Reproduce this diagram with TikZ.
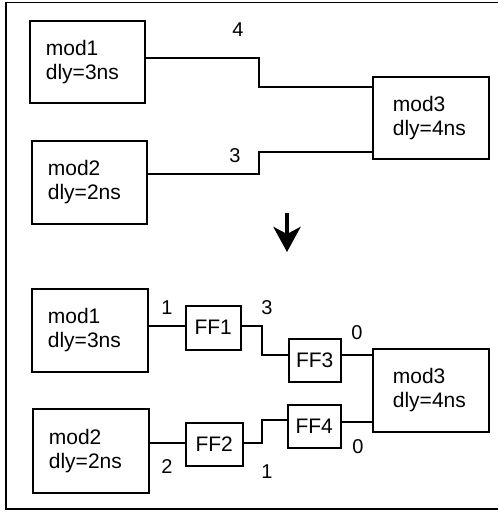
\documentclass[tikz,border=0pt]{standalone}
\usepackage{fontspec}
\setmainfont{Liberation Sans}
\usetikzlibrary{arrows.meta}
\begin{document}
\begin{tikzpicture}[x=1pt,y=-1pt,
  modbox/.style={draw, line width=1.8pt, inner xsep=16pt, inner ysep=0pt, align=left,
    font=\fontsize{21}{24}\selectfont, anchor=north west},
  ffbox/.style={draw, line width=1.5pt, inner sep=0pt, font=\fontsize{21}{24}\selectfont, anchor=north west},
  wire/.style={line width=1.4pt},
  lbl/.style={font=\fontsize{20}{24}\selectfont, inner sep=0pt},
  frame/.style={line width=1.4pt}]
\useasboundingbox (0,0) rectangle (498,512);
% frame
\draw[frame] (500,2.5) -- (6,2.5) -- (6,509) -- (500,509);
% top part
\node[modbox, minimum width=115pt, minimum height=82pt, text width=83pt] (m1) at (29,20) {mod1\\dly=3ns};
\node[modbox, minimum width=115pt, minimum height=83pt, text width=83pt] (m2) at (31,140) {mod2\\dly=2ns};
\node[modbox, minimum width=116pt, minimum height=82pt, text width=76pt, inner xsep=20pt] (m3) at (372,76) {mod3\\dly=4ns};
\draw[wire] (m1.east |- 0,58) -- (259,58) -- (259,87) -- (m3.west |- 0,87);
\draw[wire] (m2.east |- 0,174) -- (259,174) -- (259,152) -- (m3.west |- 0,152);
\node[lbl] (l4) at (238,30) {4};
\node[lbl] (l3) at (235,156) {3};
% transformation arrow
\draw[line width=4.5pt, -{Stealth[length=25pt, width=27pt, inset=7pt]}] (287,213) -- (287,252);
% bottom part
\node[modbox, minimum width=116pt, minimum height=83pt, text width=84pt] (b1) at (31,288) {mod1\\dly=3ns};
\node[modbox, minimum width=116pt, minimum height=84pt, text width=84pt] (b2) at (32,408) {mod2\\dly=2ns};
\node[modbox, minimum width=116pt, minimum height=83pt, text width=76pt, inner xsep=20pt] (b3) at (372,348) {mod3\\dly=4ns};
\node[ffbox, minimum width=55pt, minimum height=44pt] (f1) at (185,305) {FF1};
\node[ffbox, minimum width=52pt, minimum height=43pt] (f3) at (288,338) {FF3};
\node[ffbox, minimum width=57pt, minimum height=43pt] (f2) at (185,422) {FF2};
\node[ffbox, minimum width=53pt, minimum height=43pt] (f4) at (287,404) {FF4};
\draw[wire] (b1.east |- 0,326) -- (f1.west |- 0,326);
\draw[wire] (f1.east |- 0,326) -- (262,326) -- (262,355) -- (f3.west |- 0,355);
\draw[wire] (f3.east |- 0,355) -- (b3.west |- 0,355);
\draw[wire] (b2.east |- 0,443) -- (f2.west |- 0,443);
\draw[wire] (f2.east |- 0,443) -- (262,443) -- (262,420) -- (f4.west |- 0,420);
\draw[wire] (f4.east |- 0,422) -- (b3.west |- 0,422);
\node[lbl] (n1) at (167,308) {1};
\node[lbl] (n3) at (267,308) {3};
\node[lbl] (n0a) at (357,333) {0};
\node[lbl] (n2) at (167,467) {2};
\node[lbl] (n1b) at (267,472) {1};
\node[lbl] (n0b) at (358,447) {0};
\end{tikzpicture}
\end{document}
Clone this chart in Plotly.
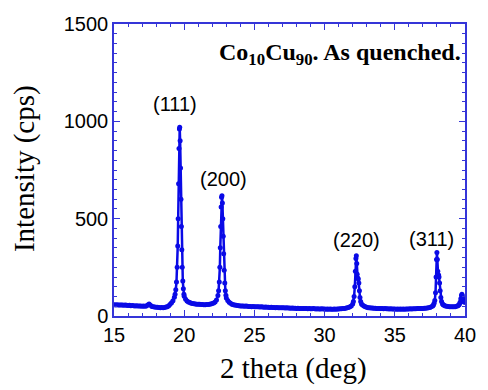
import plotly.graph_objects as go

two_theta = [
    15.0, 15.1, 15.2, 15.3, 15.4, 15.5, 15.6, 15.7, 15.8, 15.9,
    16.0, 16.1, 16.2, 16.3, 16.4, 16.5, 16.6, 16.7, 16.8, 16.9,
    17.0, 17.1, 17.2, 17.3, 17.4, 17.5, 17.6, 17.7, 17.8, 17.9,
    18.0, 18.1, 18.2, 18.3, 18.4, 18.5, 18.6, 18.7, 18.8, 18.9,
    19.0, 19.1, 19.2, 19.3, 19.35, 19.4, 19.45, 19.5, 19.54, 19.57,
    19.60, 19.63, 19.66, 19.68, 19.71, 19.74, 19.77, 19.80, 19.83, 19.86,
    19.90, 19.94, 19.98, 20.0, 20.1, 20.2, 20.3, 20.4, 20.5, 20.6, 20.7,
    20.8, 20.9, 21.0, 21.1, 21.2, 21.3, 21.4, 21.5, 21.6, 21.7,
    21.8, 21.9, 22.0, 22.1, 22.2, 22.3, 22.4, 22.45, 22.5, 22.54,
    22.57, 22.60, 22.63, 22.66, 22.69, 22.72, 22.75, 22.78, 22.81, 22.85,
    22.89, 22.93, 22.97, 23.0, 23.1, 23.2, 23.3, 23.4, 23.5, 23.6, 23.7,
    23.8, 23.9, 24.0, 24.1, 24.2, 24.3, 24.4, 24.5, 24.6, 24.7,
    24.8, 24.9, 25.0, 25.1, 25.2, 25.3, 25.4, 25.5, 25.6, 25.7,
    25.8, 25.9, 26.0, 26.1, 26.2, 26.3, 26.4, 26.5, 26.6, 26.7,
    26.8, 26.9, 27.0, 27.1, 27.2, 27.3, 27.4, 27.5, 27.6, 27.7,
    27.8, 27.9, 28.0, 28.1, 28.2, 28.3, 28.4, 28.5, 28.6, 28.7,
    28.8, 28.9, 29.0, 29.1, 29.2, 29.3, 29.4, 29.5, 29.6, 29.7,
    29.8, 29.9, 30.0, 30.1, 30.2, 30.3, 30.4, 30.5, 30.6, 30.7,
    30.8, 30.9, 31.0, 31.1, 31.2, 31.3, 31.4, 31.5, 31.6, 31.7,
    31.8, 31.9, 32.0, 32.05, 32.1, 32.15, 32.19, 32.23, 32.26, 32.29,
    32.32, 32.36, 32.40, 32.44, 32.48, 32.52, 32.57, 32.63, 32.7, 32.8,
    32.9, 33.0, 33.1, 33.2, 33.3, 33.4, 33.5, 33.6, 33.7, 33.8,
    33.9, 34.0, 34.1, 34.2, 34.3, 34.4, 34.5, 34.6, 34.7, 34.8,
    34.9, 35.0, 35.1, 35.2, 35.3, 35.4, 35.5, 35.6, 35.7, 35.8,
    35.9, 36.0, 36.1, 36.2, 36.3, 36.4, 36.5, 36.6, 36.7, 36.8,
    36.9, 37.0, 37.1, 37.2, 37.3, 37.4, 37.5, 37.6, 37.7, 37.75,
    37.8, 37.85, 37.9, 37.94, 37.97, 38.0, 38.03, 38.06, 38.09, 38.12,
    38.15, 38.19, 38.23, 38.28, 38.33, 38.4, 38.45, 38.5, 38.6, 38.7,
    38.8, 38.9, 39.0, 39.1, 39.2, 39.3, 39.4, 39.5, 39.55, 39.6,
    39.65, 39.7, 39.75, 39.78, 39.81, 39.85, 39.9, 39.95, 40.0,
]
intensity = [
    58, 57, 58, 57, 56, 57, 56, 55, 56, 55,
    54, 55, 53, 54, 53, 52, 53, 51, 52, 51,
    50, 51, 50, 52, 57, 62, 55, 49, 47, 46,
    45, 45, 44, 43, 44, 43, 44, 46, 48, 53,
    60, 68, 78, 96, 112, 135, 175, 250, 360, 500,
    680, 860, 960, 970, 900, 760, 600, 460, 340, 250,
    180, 140, 112, 102, 86, 77, 72, 69, 66, 64, 63,
    62, 61, 60, 60, 59, 59, 58, 58, 59, 59,
    60, 62, 64, 67, 72, 82, 105, 130, 175, 250,
    350, 460, 560, 610, 618, 580, 500, 410, 320, 235,
    170, 130, 107, 92, 80, 71, 65, 61, 58, 56, 55,
    54, 53, 52, 52, 51, 50, 51, 50, 49, 49,
    48, 49, 48, 47, 48, 47, 46, 47, 46, 45,
    46, 45, 45, 44, 45, 44, 44, 43, 44, 43,
    42, 43, 42, 42, 41, 42, 41, 41, 40, 41,
    40, 40, 39, 40, 39, 39, 38, 39, 38, 38,
    37, 38, 37, 37, 38, 37, 36, 37, 36, 36,
    37, 36, 36, 35, 36, 35, 36, 35, 35, 36,
    35, 36, 36, 37, 37, 38, 39, 40, 42, 44,
    47, 52, 62, 75, 100, 150, 230, 295, 310, 270,
    215, 195, 190, 170, 130, 95, 75, 62, 56, 51,
    47, 45, 43, 42, 41, 41, 40, 40, 39, 39,
    38, 38, 38, 37, 38, 37, 37, 36, 37, 36,
    36, 36, 35, 36, 35, 36, 35, 36, 35, 36,
    36, 36, 37, 36, 37, 37, 37, 38, 38, 38,
    39, 39, 40, 40, 41, 42, 44, 47, 52, 57,
    65, 80, 120, 200, 290, 326, 290, 230, 205, 210,
    200, 170, 130, 95, 75, 62, 58, 55, 52, 50,
    49, 48, 47, 47, 47, 48, 50, 53, 56, 60,
    70, 88, 105, 112, 104, 88, 75, 70, 72,
]

peak_labels = ["(111)", "(200)", "(220)", "(311)"]
label_x = [19.35, 22.83, 32.3, 37.62]
label_y = [1088, 705, 392, 398]

x_ticks = [15, 20, 25, 30, 35, 40]
y_ticks = [0, 500, 1000, 1500]

axis_color = "#3535d8"
data_color = "#0a0ae6"
SANS = "Liberation Sans"
SERIF = "Liberation Serif"

fig = go.Figure()
fig.add_trace(go.Scatter(
    x=two_theta, y=intensity, mode="lines+markers",
    line=dict(color=data_color, width=2.5),
    marker=dict(color=data_color, size=5),
    showlegend=False, hoverinfo="skip",
))

for t, xx, yy in zip(peak_labels, label_x, label_y):
    fig.add_annotation(x=xx, y=yy, text=t, showarrow=False,
                       font=dict(family=SANS, size=20, color="black"),
                       xanchor="center", yanchor="middle")

fig.add_annotation(x=39.85, y=1345, xref="x", yref="y",
                   text="<b>Co<sub>10</sub>Cu<sub>90</sub>. As quenched.</b>",
                   showarrow=False, xanchor="right", yanchor="middle",
                   font=dict(family=SERIF, size=24, color="black"))

# axis titles
fig.add_annotation(x=0.5125, y=-0.18, xref="paper", yref="paper",
                   text="2 theta (deg)", showarrow=False,
                   xanchor="center", yanchor="middle",
                   font=dict(family=SERIF, size=29, color="black"))
fig.add_annotation(x=-0.255, y=0.505, xref="paper", yref="paper",
                   text="Intensity (cps)", showarrow=False, textangle=-90,
                   xanchor="center", yanchor="middle",
                   font=dict(family=SERIF, size=29, color="black"))

axis_common = dict(
    showline=True, linecolor=axis_color, linewidth=1.5, mirror="allticks",
    ticks="inside", tickcolor=axis_color, ticklen=6, tickwidth=1.2,
    showgrid=False, zeroline=False,
    tickfont=dict(family=SANS, size=20, color="black"),
)

fig.update_xaxes(
    range=[15, 40], tickvals=x_ticks, ticktext=[str(v) for v in x_ticks],
    minor=dict(dtick=1, tick0=15, ticks="inside", ticklen=3, tickcolor=axis_color, tickwidth=1),
    **axis_common,
)
fig.update_yaxes(
    range=[0, 1500], tickvals=y_ticks, ticktext=[str(v) for v in y_ticks],
    minor=dict(dtick=50, tick0=0, ticks="inside", ticklen=3, tickcolor=axis_color, tickwidth=1),
    **axis_common,
)

fig.update_layout(
    width=488, height=390,
    margin=dict(l=114, r=13, t=24, b=74),
    plot_bgcolor="white", paper_bgcolor="white",
)

fig.write_html("out.html")
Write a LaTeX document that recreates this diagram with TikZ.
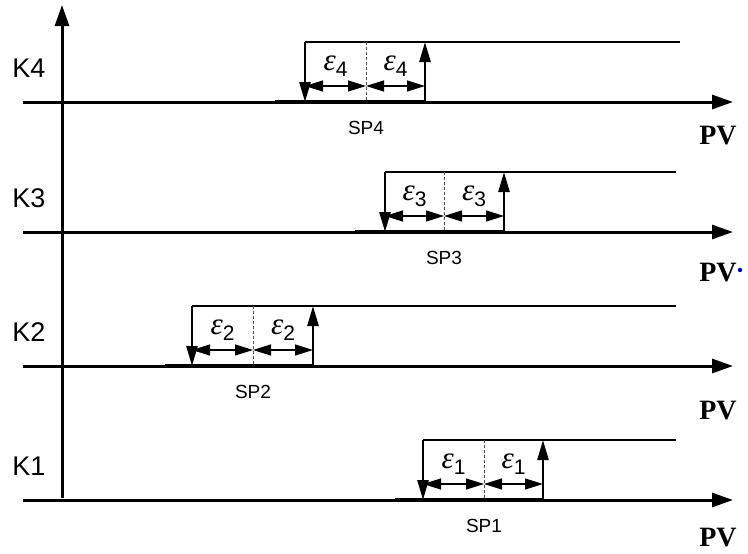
________________________________________
TASK STATEMENT >>
List all lines in the material containing the string "this".

TASK ANSWER >>
Reproduce this diagram with TikZ.
Clone this chart in Plotly.
Write a LaTeX document that recreates this diagram with TikZ.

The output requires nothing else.